Nowhere in the world is China’s rapid rise to power more evident than in Africa. From multi-billion dollar investments in oil and minerals to the influx of thousands of merchants, laborers and cheap consumer goods, China’s economic and political reach is redefining Africa’s traditional ties with the international community. This book investigates the emerging relationship between China and Africa to determine whether this engagement will be that of a development partner, economic competitor or new hegemony. Alden argues that in order to understand Chinese involvement on the continent, we need to recognize the range of economic, diplomatic and security rationales behind Beijing’s Africa policy as well as the response of African elites to China’s entreaties. Only then can the new challenges and opportunities for Africa and the West be accurately assessed.

China into Africa: Trade, Aid, and Influence

Robert I. Rotberg (Brookings Institution Press) 2008

Africa has long attracted China. We can date their first certain involvement from the fourteenth century, but East African city-states may have been trading with southern China even earlier. In the mid-twentieth century, Maoist China funded and educated sub-Saharan African anticolonial liberation movements and leaders, and the PRC then assisted new sub-Saharan nations. Africa and China are now immersed in their third and most transformative era of heavy engagement, one that promises to do more for economic growth and poverty alleviation than anything attempted by Western colonialism or international aid programs.Robert Rotberg and his Chinese, African, and other colleagues discuss this important trend and specify its likely implications. Among the specific topics tackled here are China’s interest in African oil; military and security relations; the influx and goals of Chinese aid to sub-Saharan Africa; human rights issues; and China’s overall strategy in the region.
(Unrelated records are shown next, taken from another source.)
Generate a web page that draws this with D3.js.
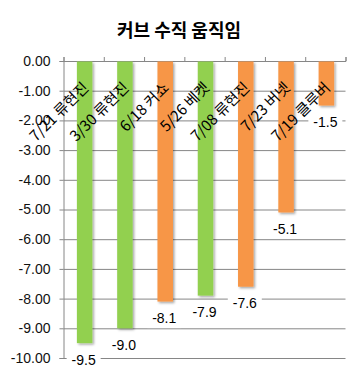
<!DOCTYPE html>
<html><head><meta charset="utf-8">
<script src="https://cdn.jsdelivr.net/npm/d3@7"></script>
<style>
html,body{margin:0;padding:0;background:#fff;}
svg{display:block;}
</style></head>
<body>
<svg id="c" width="360" height="375"></svg>
<script>
const title = "커브 수직 움직임";
const categories = ["7/21 류현진","3/30 류현진","6/18 커쇼","5/26 베켓","7/08 류현진","7/23 버넷","7/19 클루버"];
const values = [-9.5,-9.0,-8.1,-7.9,-7.6,-5.1,-1.5];
const colorKeys = ["g","g","o","g","o","o","o"];
const yTicks = [0,-1,-2,-3,-4,-5,-6,-7,-8,-9,-10];

const palette = {g:"#92D050", o:"#F79646"};
const svg = d3.select("#c");
const L = 63.5, R = 345.5, T = 61, B = 358;

const defs = svg.append("defs");
const f = defs.append("filter").attr("id","sh").attr("x","-30%").attr("y","-10%").attr("width","160%").attr("height","130%");
f.append("feDropShadow").attr("dx",1.5).attr("dy",1.5).attr("stdDeviation",1).attr("flood-color","#000").attr("flood-opacity",0.35);

const x = d3.scaleBand().domain(categories).range([L,R]).padding(0);
const y = d3.scaleLinear().domain([0,-10]).range([T,B]);
const font = "'Liberation Sans', Arial, sans-serif";

// title
svg.append("text").attr("x",179).attr("y",29).attr("text-anchor","middle")
  .attr("dominant-baseline","central")
  .attr("font-family","'Noto Sans CJK KR', sans-serif").attr("font-weight","bold")
  .attr("font-size",18).attr("fill","#000").text(title);

// gridlines
const grid = svg.append("g").attr("transform",`translate(${L},0)`)
  .call(d3.axisRight(y).tickValues(yTicks).tickSize(R-L).tickFormat(""));
grid.select(".domain").remove();
grid.selectAll("line").attr("stroke","#868686").attr("stroke-width",1);

// y axis
const ya = svg.append("g").attr("transform",`translate(${L},0)`)
  .call(d3.axisLeft(y).tickValues(yTicks).tickSize(4).tickPadding(9).tickFormat(d=>d.toFixed(2)));
ya.select(".domain").attr("stroke","#868686");
ya.selectAll("line").attr("stroke","#868686");
ya.selectAll("text").attr("font-family",font).attr("font-size",14).attr("fill","#111");

// top category axis ticks
const xi = d3.scaleLinear().domain([0,categories.length]).range([L,R]);
const xa = svg.append("g").attr("transform",`translate(0,${T})`)
  .call(d3.axisTop(xi).tickValues(d3.range(categories.length+1)).tickSize(4).tickFormat(""));
xa.select(".domain").attr("stroke","#868686");
xa.selectAll("line").attr("stroke","#868686");

// bars
const bw = 15.5;
svg.append("g").selectAll("rect").data(values).join("rect")
  .attr("x",(d,i)=>x(categories[i])+x.bandwidth()/2-bw/2+1)
  .attr("y",y(0)+0.5)
  .attr("width",bw)
  .attr("height",d=>y(d)-y(0)-0.5)
  .attr("fill",(d,i)=>palette[colorKeys[i]])
  .attr("filter","url(#sh)");

// value labels
const vl = svg.append("g").selectAll("g").data(values).join("g")
  .attr("transform",(d,i)=>`translate(${x(categories[i])+x.bandwidth()/2},${y(d)+16.5})`);
vl.append("rect").attr("x",-17).attr("y",-10).attr("width",34).attr("height",20).attr("fill","#fff");
vl.append("text").attr("text-anchor","middle").attr("dominant-baseline","central")
  .attr("font-family",font).attr("font-size",14).attr("fill","#000")
  .text(d=>d.toFixed(1));

// category labels
svg.append("g").selectAll("text").data(categories).join("text")
  .attr("transform",d=>`translate(${x(d)+x.bandwidth()/2+2},85) rotate(-45)`)
  .attr("text-anchor","end").attr("dy","0.36em")
  .attr("font-family","'Noto Sans CJK KR', sans-serif").attr("font-size",15).attr("fill","#000")
  .text(d=>d);
</script>
</body></html>
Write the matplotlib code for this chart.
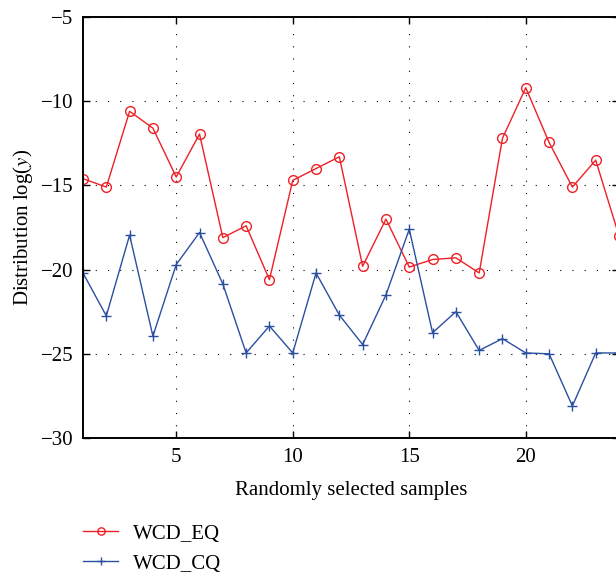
import numpy as np
import matplotlib
matplotlib.use("Agg")
import matplotlib.pyplot as plt

# sample index and the two log-distribution series
samples = np.arange(1, 25)
wcd_eq = [-14.6, -15.1, -10.6, -11.6, -14.5, -11.95, -18.1, -17.4, -20.6, -14.7,
          -14.0, -13.3, -19.8, -17.0, -19.85, -19.4, -19.3, -20.2, -12.2, -9.2,
          -12.45, -15.1, -13.5, -18.0]
wcd_cq = [-20.2, -22.75, -17.95, -23.95, -19.7, -17.8, -20.85, -24.95, -23.35, -24.95,
          -20.2, -22.7, -24.45, -21.5, -17.6, -23.75, -22.5, -24.8, -24.1, -24.95,
          -25.0, -28.1, -24.95, -24.95]

xticks = [5, 10, 15, 20]
yticks = [-30, -25, -20, -15, -10, -5]

plt.rcParams['font.family'] = ['Liberation Serif', 'DejaVu Serif']
plt.rcParams['mathtext.fontset'] = 'stix'

fig = plt.figure(figsize=(6.16, 5.76), dpi=100)
ax = fig.add_axes([83 / 616, 138 / 576, 536 / 616, 421 / 576])

ax.plot(samples, wcd_eq, color='#ee2026', lw=1.0, marker='o', ms=7,
        mfc='none', mew=1.0, label='WCD_EQ')
ax.plot(samples, wcd_cq, color='#2b4fa0', lw=1.0, marker='+', ms=7,
        mew=1.0, label='WCD_CQ')

ax.set_xlim(1, 24)
ax.set_ylim(-30, -5)
ax.set_xticks(xticks)
ax.set_yticks(yticks)
ax.set_yticklabels(['\u2212%d' % -v for v in yticks])
ax.tick_params(direction='in', top=True, right=True, length=5, width=1.0,
               labelsize=15, pad=7)
ax.grid(True, color='black', linestyle=(0, (1, 10)), lw=0.8)
for sp in ax.spines.values():
    sp.set_linewidth(1.4)

ax.set_xlabel('Randomly selected samples', fontsize=15, labelpad=10)
ax.set_ylabel('Distribution log($y$)', fontsize=15, labelpad=4)

fig.legend(loc='upper left', bbox_to_anchor=(83 / 616, 1 - 524 / 576),
           frameon=False, fontsize=15, markerscale=0.75, handlelength=1.7,
           handletextpad=0.72, labelspacing=0.5, borderpad=0, borderaxespad=0)

fig.savefig('out.png', dpi=100)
China Safari: On the Trail of Beijing’s Expansion in Africa

Serge Michel, Michael Beuret (Nation Books) 2010

This title looks at the dramatic – and largely unknown – rise of China’s economic empire into Africa and how it will change the 21st century and impact America’s role in Africa. This is the dramatic – and largely unknown – story of the rise of China’s economic empire in Africa, and how it will transform geopolitics. China has now taken Britain’s place as Africa’s third largest business partner. Where others only see chaos, the Chinese see opportunities. With no colonial past and no political preconditions, China is bringing investment and needed infrastructure to a continent that has been largely ignored by Western companies or nations. Travelling from Beijing to Khartoum, Algiers to Brazzaville, the authors tell the story of China’s economic ventures in Africa. What they find is tantamount to a geopolitical earthquake: The possibility that China will help Africa direct its own fate and finally bring light to the so-called ‘dark continent’, making it a force to be reckoned with internationally.